Finds the All Pairs Shortest Path (APSP) for any pair of nodes on any graph.
Negative cycles exists in the graph iff in the end we have negative entries on the diagonal of the distance matrix.
Additionally if the graph is not connected the algorithm as implemented below may still indicate a path of length
close to INT_MAX for edges that are in different components. To also work on disconnected graphs we would have to
use a special value than can not be the actual length of any path to represent in our distance matrix and then
only update the distance through the intermediate node if the paths to this intermediate node are actually existant.
Time Complexity: O(|V|^3)
If the graph is sparse just using Dijkstra's Algorithm for every node once with a running time of O(|V||E| + |V|^2 log |V|)
might actually be faster.
Instead of a distance array representing the minimum distance from any node to a source node we store a distance matrix holding the current minimum distance from any node to any other node.
We than update these distance entries by considering each node k once as an intermediate node in the path from every node i to
every other node j. If the path through this intermediate node is then shorter we update the distance entry.
void floyd_warshall(int n, vector<tuple<int, int, int>> edges)
{
// Distance matrix from every node to the every node.
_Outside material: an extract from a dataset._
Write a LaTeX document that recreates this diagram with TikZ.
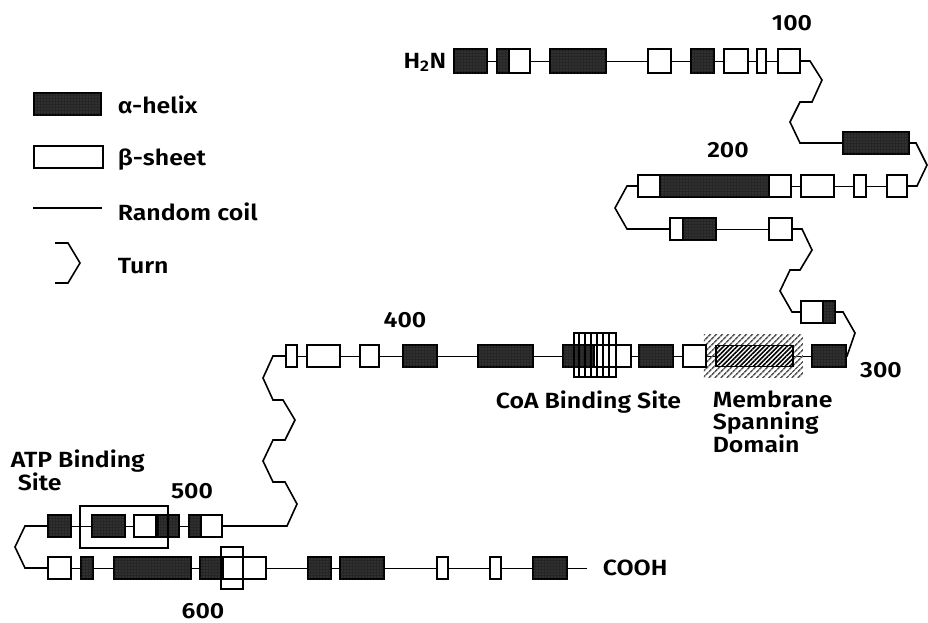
\documentclass[tikz,border=0pt]{standalone}
\usepackage{fontspec}
\setmainfont{Fira Sans}[BoldFont={Fira Sans SemiBold}, BoldFeatures={FakeStretch=1.13}]
\usetikzlibrary{patterns.meta,backgrounds}

\begin{document}
\begin{tikzpicture}[x=1pt, y=-1pt, line width=1.6pt,
    helix/.style={draw, fill=black!85, anchor=west, minimum height=22pt, inner sep=0pt,
      postaction={pattern={Dots[distance=3pt, radius=0.45pt]}, pattern color=gray!70}},
    sheet/.style={draw, fill=white, anchor=west, minimum height=22pt, inner sep=0pt},
    lbl/.style={font=\fontsize{22}{22}\selectfont\bfseries, inner sep=0pt}]
    \useasboundingbox (0,0) rectangle (928,622);

    % Legend
    \node[helix, minimum width=67pt] (lh) at (33,104) {};
    \node[lbl, anchor=base west] (lhtxt) at (117,113) {α-helix};
    \node[sheet, minimum width=69pt] (lb) at (33,157) {};
    \node[lbl, anchor=base west] (lbtxt) at (117,165) {β-sheet};
    \coordinate (lc1) at (33,208);
    \coordinate (lc2) at (102,208);
    \draw (lc1) -- (lc2);
    \node[lbl, anchor=base west] (lctxt) at (117,220) {Random coil};
    \coordinate (lt1) at (55,243);
    \coordinate (lt2) at (55,283);
    \draw (lt1) -- ++(13,0) -- ++(12,20) -- ++(-12,20) -- (lt2);
    \node[lbl, anchor=base west] (lttxt) at (117,273) {Turn};

    % Row 1 (N-terminus)
    \node[lbl, anchor=base east] (nterm) at (447,68) {H\textsubscript{2}N};
    \node[helix, minimum width=33pt, minimum height=24pt] (h1) at (453,61) {};
    \node[helix, minimum width=12pt, minimum height=24pt] (h2) at (496,61) {};
    \node[sheet, minimum width=21pt, minimum height=24pt] (b2) at (508,61) {};
    \node[helix, minimum width=56pt, minimum height=24pt] (h3) at (549,61) {};
    \node[sheet, minimum width=23pt, minimum height=24pt] (b4) at (647,61) {};
    \node[helix, minimum width=23pt, minimum height=24pt] (h5) at (690,61) {};
    \node[sheet, minimum width=24pt, minimum height=24pt] (b6) at (723,61) {};
    \node[sheet, minimum width=9pt, minimum height=24pt] (b7) at (756,61) {};
    \node[sheet, minimum width=22pt, minimum height=24pt] (b8) at (777,61) {};
    \node[lbl, anchor=base] (n100) at (792,30) {100};
    \node[helix, minimum width=66pt] (h9) at (842,143) {};

    % Row 2
    \node[sheet, minimum width=20pt] (b10) at (886,186) {};
    \node[sheet, minimum width=12pt] (b11) at (853,186) {};
    \node[sheet, minimum width=33pt] (b12) at (800,186) {};
    \node[sheet, minimum width=22pt] (b13a) at (637,186) {};
    \node[helix, minimum width=109pt] (h13) at (659,186) {};
    \node[sheet, minimum width=22pt] (b13b) at (768,186) {};
    \node[lbl, anchor=base] (n200) at (728,157) {200};

    % Row 3
    \node[sheet, minimum width=13pt] (b14) at (669,229) {};
    \node[helix, minimum width=33pt] (h14) at (682,229) {};
    \node[sheet, minimum width=23pt] (b15) at (768,229) {};
    \node[sheet, minimum width=22pt] (b16) at (800,312) {};
    \node[helix, minimum width=12pt] (h16) at (822,312) {};

    % Row 4
    \node[anchor=west, minimum width=99pt, minimum height=43pt, inner sep=0pt,
      pattern={Lines[angle=45, distance=4pt, line width=1.6pt]}, pattern color=black!65] (memzone) at (703,355.5) {};
    \node[sheet, minimum width=77pt, minimum height=21pt,
      postaction={pattern={Lines[angle=45, distance=3.2pt, line width=1.6pt]}}] (mem) at (715,356) {};
    \node[helix, minimum width=34pt] (h17) at (811,356) {};
    \node[lbl, anchor=base] (n300) at (881,377) {300};
    \node[sheet, minimum width=23pt] (b18) at (682,356) {};
    \node[helix, minimum width=34pt] (h19) at (638,356) {};
    \node[helix, minimum width=31pt] (h20) at (562,356) {};
    \node[sheet, minimum width=37pt] (b20) at (593,356) {};
    \node[draw, anchor=west, minimum width=42pt, minimum height=44pt, inner sep=0pt] (coa) at (573,355) {};
    \foreach \i in {1,...,6}
      \draw ([xshift=\i*6pt]coa.north west) -- ([xshift=\i*6pt]coa.south west);
    \node[helix, minimum width=55pt] (h21) at (477,356) {};
    \node[helix, minimum width=34pt] (h22) at (402,356) {};
    \node[sheet, minimum width=19pt] (b23) at (359,356) {};
    \node[sheet, minimum width=33pt] (b24) at (306,356) {};
    \node[sheet, minimum width=11pt] (b25) at (285,356) {};
    \node[lbl, anchor=base] (n400) at (405,327) {400};
    \node[lbl, anchor=base west] (coatxt) at (495,408) {CoA Binding Site};
    \node[lbl, anchor=north west, align=left] (memtxt) at (712,390) {Membrane\\Spanning\\Domain};

    % Row 5
    \node[helix, minimum width=12pt] (h26) at (188,526) {};
    \node[sheet, minimum width=21pt] (b26) at (200,526) {};
    \node[helix, minimum width=21pt] (h27) at (157,526) {};
    \node[sheet, minimum width=22pt] (b28) at (133,526) {};
    \node[helix, minimum width=33pt] (h29) at (91,526) {};
    \node[helix, minimum width=23pt] (h30) at (47,526) {};
    \node[draw, anchor=west, minimum width=88pt, minimum height=42pt, inner sep=0pt] (atp) at (79,527) {};
    \node[lbl, anchor=base] (n500) at (192,498) {500};
    \node[lbl, anchor=base west] (atptxt) at (10,467) {ATP Binding};
    \node[lbl, anchor=base west] (atptxt2) at (17,490) {Site};

    % Row 6 (C-terminus)
    \node[sheet, minimum width=23pt] (b31) at (47,568) {};
    \node[helix, minimum width=12pt] (h32) at (80,568) {};
    \node[helix, minimum width=77pt] (h33) at (113,568) {};
    \node[helix, minimum width=23pt] (h34) at (199,568) {};
    \node[sheet, minimum width=20pt] (b34) at (222,568) {};
    \node[sheet, minimum width=23pt] (b35) at (242,568) {};
    \node[draw, anchor=west, minimum width=22pt, minimum height=42pt, inner sep=0pt] (xr) at (220,568) {};
    \node[helix, minimum width=23pt] (h36) at (307,568) {};
    \node[helix, minimum width=44pt] (h37) at (339,568) {};
    \node[sheet, minimum width=11pt] (b38) at (436,568) {};
    \node[sheet, minimum width=11pt] (b39) at (489,568) {};
    \node[helix, minimum width=34pt] (h40) at (532,568) {};
    \coordinate (cend) at (587,568);
    \node[lbl, anchor=west] (cterm) at (602,568) {COOH};
    \node[lbl, anchor=base] (n600) at (203,618) {600};

    % Random coil
    \begin{scope}[on background layer]
      \draw (h1.center) -- (b8.center);
      \draw (b13a.center) -- (b10.center);
      \draw (b14.center) -- (b15.center);
      \draw (b25.center) -- (h17.center);
      \draw (h30.center) -- (b26.center);
      \draw (b31.center) -- (cend);
    \end{scope}

    % Turns
    \draw (b8.east) -- (810,61) -- (822,80) -- (812,102) -- (800,102) -- (790,122) -- (800,143) -- (h9.west);
    \draw (h9.east) -- (916,143) -- (927,165) -- (917,186) -- (b10.east);
    \draw (b13a.west) -- (627,186) -- (615,208) -- (627,229) -- (b14.west);
    \draw (b15.east) -- (802,229) -- (812,250) -- (800,270) -- (790,270) -- (780,291) -- (792,312) -- (b16.west);
    \draw (h16.east) -- (843,312) -- (855,333) -- (847,356) -- (h17.east);
    \draw (b25.west) -- (273,356) -- (263,378) -- (273,400) -- (283,400) -- (295,420) -- (285,440)
      -- (273,440) -- (263,461) -- (273,482) -- (285,482) -- (297,504) -- (287,526) -- (b26.east);
    \draw (h30.west) -- (25,526) -- (15,547) -- (25,568) -- (b31.west);
  \end{tikzpicture}
\end{document}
vector<vector<int>> d(n, vector<int>(n, INT_MAX));
// Predecessor of any node.
// Used for retracing the path from a node to the source node.
vector<int> pred(n, -1);
// Update distances from edges to themselves
for (int i = 0; i < n; i++)
{
d[i][i] = 0;
}
// Update distances for where we have an edge
for (tuple<int, int, int> e: edges)
{
d[get<1>(e)][get<2>(e)] = get<0>(e);
}
// Consider every node once as intermediate node k
for (int k = 0; k < n; k++)
// Consider every node as source node i
for (int i = 0; i < n; i++)
// Consider every node as target node j
for (int j = 0; j < n; j++)
{
// Check if the path from i to k to j is a shorter path than
// what we currently have as from i to j.
//
// Note that in a disconnected graph we may not even have a path
// from i to k or from k to j which we would have to check beforehand.
if (d[i][k] + d[k][j] < d[i][j])
d[i][j] = d[i][k] + d[k][j];
}
}